> Instruction: Copy the lines below as they are; omit the images they contain.

> Data segment:
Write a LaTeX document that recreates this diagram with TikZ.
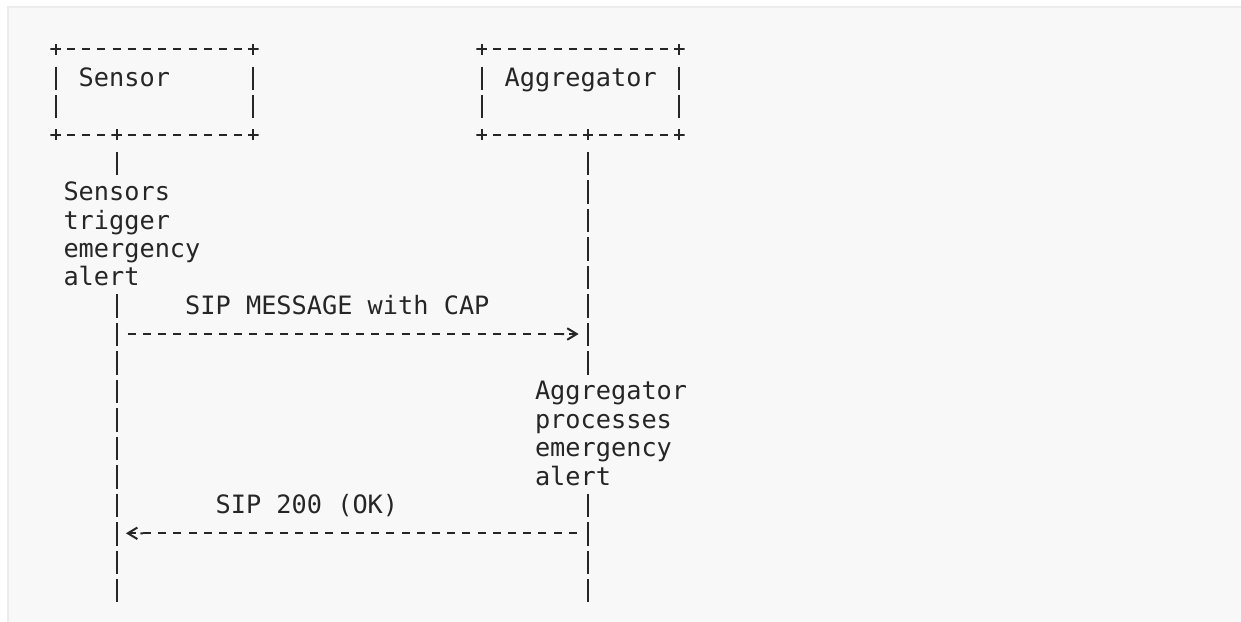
\documentclass[tikz,border=0pt]{standalone}
\usepackage{fontspec}
\newfontfamily\mono{DejaVu Sans Mono}
\usetikzlibrary{arrows.meta}
\definecolor{ink}{HTML}{262626}
\definecolor{panel}{HTML}{F8F8F8}
\definecolor{rule}{HTML}{ECECEC}
\tikzset{
  txt/.style={font={\mono\fontsize{25.27pt}{28.47pt}\selectfont}, text=ink, inner xsep=0pt, inner ysep=0pt, anchor=base west, xshift=-7.6pt, yshift=-8.9pt},
  note/.style={txt, align=left, fill=panel, inner ysep=4pt},
  corner/.style={inner sep=0pt, minimum size=10.5pt, path picture={\draw[ink, line width=2pt] (path picture bounding box.north) -- (path picture bounding box.south) (path picture bounding box.west) -- (path picture bounding box.east);}},
  hdash/.style={draw=ink, line width=2pt, dash pattern=on 8pt off 7.21pt, shorten <=11.21pt, shorten >=11.21pt},
  vbar/.style={draw=ink, line width=2pt, dash pattern=on 23.5pt off 4.97pt, shorten <=17.22pt, shorten >=16.22pt},
  msg/.style={draw=ink, line width=2pt, dash pattern=on 8pt off 7.21pt, shorten <=11.21pt, shorten >=9.41pt, -{Butt Cap[sep=2pt] Straight Barb[length=9.5pt, width=11.5pt]}}
}
\begin{document}
\begin{tikzpicture}[x=15.21pt, y=-28.47pt]
\useasboundingbox[fill=white] (-3.662,-1.7317) rectangle (77.93,20.116);
\fill[panel] (-3.202,-1.521) rectangle (77.93,20.116);
\draw[rule, line width=2pt] (-3.136,20.116) -- (-3.136,-1.4858) -- (77.93,-1.4858);

% Sensor box
\node[corner] (s-tl) at (0,0) {};
\node[corner] (s-tr) at (13,0) {};
\node[corner] (s-bl) at (0,3) {};
\node[corner] (s-bm) at (4,3) {};
\node[corner] (s-br) at (13,3) {};
\node[txt] (sensor) at (2,1) {Sensor};
\draw[hdash] (s-tl.center) -- (s-tr.center);
\draw[hdash] (s-bl.center) -- (s-bm.center);
\draw[hdash] (s-bm.center) -- (s-br.center);
\draw[vbar] (s-tl.center) -- (s-bl.center);
\draw[vbar] (s-tr.center) -- (s-br.center);

% Aggregator box
\node[corner] (a-tl) at (28,0) {};
\node[corner] (a-tr) at (41,0) {};
\node[corner] (a-bl) at (28,3) {};
\node[corner] (a-bm) at (35,3) {};
\node[corner] (a-br) at (41,3) {};
\node[txt] (aggregator) at (30,1) {Aggregator};
\draw[hdash] (a-tl.center) -- (a-tr.center);
\draw[hdash] (a-bl.center) -- (a-bm.center);
\draw[hdash] (a-bm.center) -- (a-br.center);
\draw[vbar] (a-tl.center) -- (a-bl.center);
\draw[vbar] (a-tr.center) -- (a-br.center);

% lifelines
\coordinate (s-end) at (4,20);
\coordinate (a-end) at (35,20);
\draw[vbar] (s-bm.center) -- (s-end);
\draw[vbar] (a-bm.center) -- (a-end);
\node[note] (s-note) at (1,8) {Sensors\\trigger\\emergency\\alert};
\node[note] (a-note) at (32,15) {Aggregator\\processes\\emergency\\alert};

% messages
\coordinate (s-req) at (4,10);
\coordinate (a-req) at (35,10);
\node[txt] (req) at (9,9) {SIP MESSAGE with CAP};
\draw[msg] (s-req) -- (a-req);
\coordinate (s-ok) at (4,17);
\coordinate (a-ok) at (35,17);
\node[txt] (ok) at (11,16) {SIP 200 (OK)};
\draw[msg] (a-ok) -- (s-ok);
\end{tikzpicture}
\end{document}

> Full response:
Write a LaTeX document that recreates this diagram with TikZ.
\documentclass[tikz,border=0pt]{standalone}
\usepackage{fontspec}
\newfontfamily\mono{DejaVu Sans Mono}
\usetikzlibrary{arrows.meta}
\definecolor{ink}{HTML}{262626}
\definecolor{panel}{HTML}{F8F8F8}
\definecolor{rule}{HTML}{ECECEC}
\tikzset{
  txt/.style={font={\mono\fontsize{25.27pt}{28.47pt}\selectfont}, text=ink, inner xsep=0pt, inner ysep=0pt, anchor=base west, xshift=-7.6pt, yshift=-8.9pt},
  note/.style={txt, align=left, fill=panel, inner ysep=4pt},
  corner/.style={inner sep=0pt, minimum size=10.5pt, path picture={\draw[ink, line width=2pt] (path picture bounding box.north) -- (path picture bounding box.south) (path picture bounding box.west) -- (path picture bounding box.east);}},
  hdash/.style={draw=ink, line width=2pt, dash pattern=on 8pt off 7.21pt, shorten <=11.21pt, shorten >=11.21pt},
  vbar/.style={draw=ink, line width=2pt, dash pattern=on 23.5pt off 4.97pt, shorten <=17.22pt, shorten >=16.22pt},
  msg/.style={draw=ink, line width=2pt, dash pattern=on 8pt off 7.21pt, shorten <=11.21pt, shorten >=9.41pt, -{Butt Cap[sep=2pt] Straight Barb[length=9.5pt, width=11.5pt]}}
}
\begin{document}
\begin{tikzpicture}[x=15.21pt, y=-28.47pt]
\useasboundingbox[fill=white] (-3.662,-1.7317) rectangle (77.93,20.116);
\fill[panel] (-3.202,-1.521) rectangle (77.93,20.116);
\draw[rule, line width=2pt] (-3.136,20.116) -- (-3.136,-1.4858) -- (77.93,-1.4858);

% Sensor box
\node[corner] (s-tl) at (0,0) {};
\node[corner] (s-tr) at (13,0) {};
\node[corner] (s-bl) at (0,3) {};
\node[corner] (s-bm) at (4,3) {};
\node[corner] (s-br) at (13,3) {};
\node[txt] (sensor) at (2,1) {Sensor};
\draw[hdash] (s-tl.center) -- (s-tr.center);
\draw[hdash] (s-bl.center) -- (s-bm.center);
\draw[hdash] (s-bm.center) -- (s-br.center);
\draw[vbar] (s-tl.center) -- (s-bl.center);
\draw[vbar] (s-tr.center) -- (s-br.center);

% Aggregator box
\node[corner] (a-tl) at (28,0) {};
\node[corner] (a-tr) at (41,0) {};
\node[corner] (a-bl) at (28,3) {};
\node[corner] (a-bm) at (35,3) {};
\node[corner] (a-br) at (41,3) {};
\node[txt] (aggregator) at (30,1) {Aggregator};
\draw[hdash] (a-tl.center) -- (a-tr.center);
\draw[hdash] (a-bl.center) -- (a-bm.center);
\draw[hdash] (a-bm.center) -- (a-br.center);
\draw[vbar] (a-tl.center) -- (a-bl.center);
\draw[vbar] (a-tr.center) -- (a-br.center);

% lifelines
\coordinate (s-end) at (4,20);
\coordinate (a-end) at (35,20);
\draw[vbar] (s-bm.center) -- (s-end);
\draw[vbar] (a-bm.center) -- (a-end);
\node[note] (s-note) at (1,8) {Sensors\\trigger\\emergency\\alert};
\node[note] (a-note) at (32,15) {Aggregator\\processes\\emergency\\alert};

% messages
\coordinate (s-req) at (4,10);
\coordinate (a-req) at (35,10);
\node[txt] (req) at (9,9) {SIP MESSAGE with CAP};
\draw[msg] (s-req) -- (a-req);
\coordinate (s-ok) at (4,17);
\coordinate (a-ok) at (35,17);
\node[txt] (ok) at (11,16) {SIP 200 (OK)};
\draw[msg] (a-ok) -- (s-ok);
\end{tikzpicture}
\end{document}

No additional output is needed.